Encendió la niña una tercera cerilla, y se encontró sentada debajo de un hermosísimo árbol de Navidad. Era aún más alto y más bonito que el que viera la última Nochebuena, a través de la puerta de cristales, en casa del rico comerciante. Millares de velitas ardían en las ramas verdes, y de estas colgaban pintadas estampas, semejantes a las que adornaban los escaparates. La pequeña levantó los dos bracitos… y entonces se apagó el fósforo. Todas las lucecitas se remontaron a lo alto, y ella se dio cuenta de que eran las rutilantes estrellas del cielo; una de ellas se desprendió y trazó en el firmamento una larga estela de fuego.

«Alguien se está muriendo» –pensó la niña, pues su abuela, la única persona que la había querido, pero que estaba muerta ya, le había dicho:
–Cuando una estrella cae, un alma se eleva hacia Dios.
Frotó una nueva cerilla contra la pared; se iluminó el espacio inmediato, y apareció la anciana abuelita, radiante, dulce y cariñosa.
–¡Abuelita! –exclamó la pequeña–. ¡Llévame, contigo! Sé que te irás también cuando se apague el fósforo, del mismo modo que se fueron la estufa, el asado y el árbol de Navidad.
Se apresuró a encender los fósforos que le quedaban, afanosa de no perder a su abuela; y los fósforos brillaron con luz más clara que la del pleno día. Nunca la abuelita había sido tan alta y tan hermosa; tomó a la niña en el brazo y, envueltas las dos en un gran resplandor, henchidas de gozo, emprendieron el vuelo hacia las alturas, sin que la pequeña sintiera ya frío, hambre ni miedo. Estaban en la mansión de Dios Nuestro Señor.

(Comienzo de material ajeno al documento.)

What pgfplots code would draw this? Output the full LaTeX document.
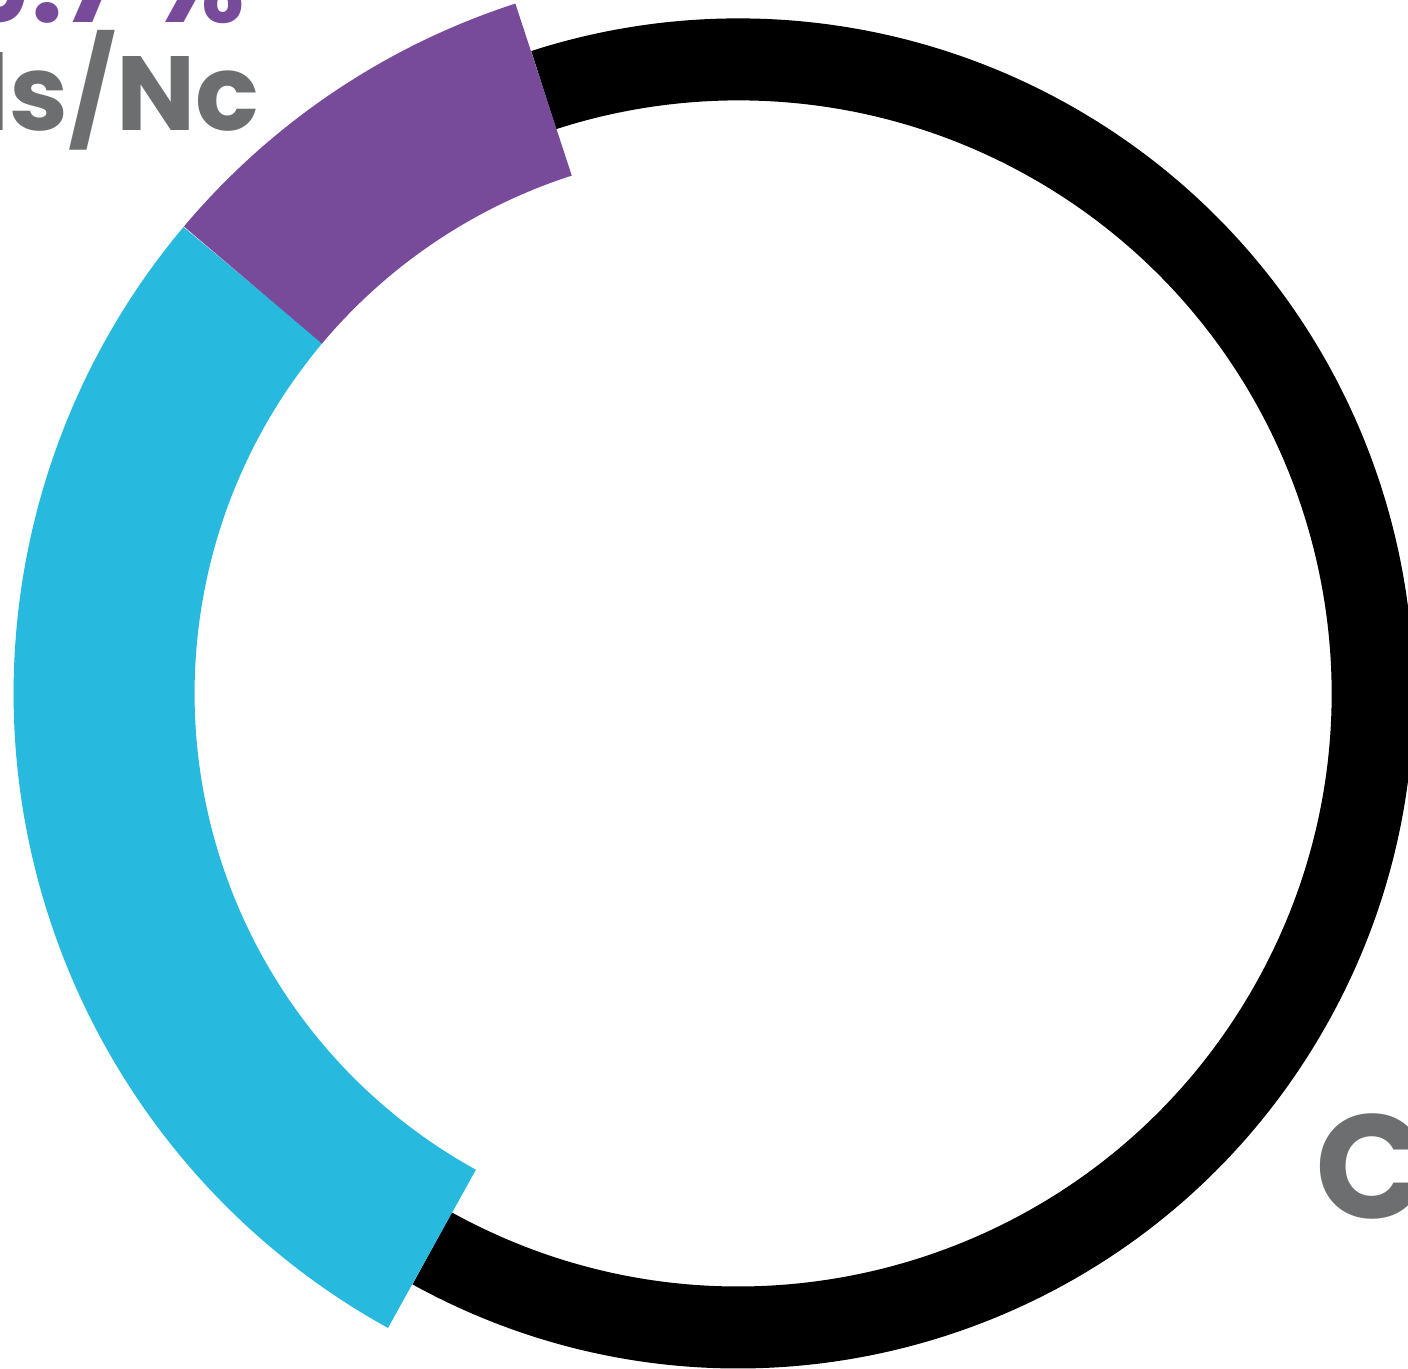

Pero en el ángulo de la casa, la fría madrugada descubrió a la chiquilla, rojas las mejillas y la boca sonriente… Muerta, muerta de frío en la última noche del Año Viejo. La primera mañana del Nuevo Año iluminó el pequeño cadáver sentado con sus fósforos: un paquetito que parecía consumido casi del todo. «¡Quiso calentarse!», dijo la gente. Pero nadie supo las maravillas que había visto, ni el esplendor con que, en compañía de su anciana abuelita, había subido a la gloria del Año Nuevo.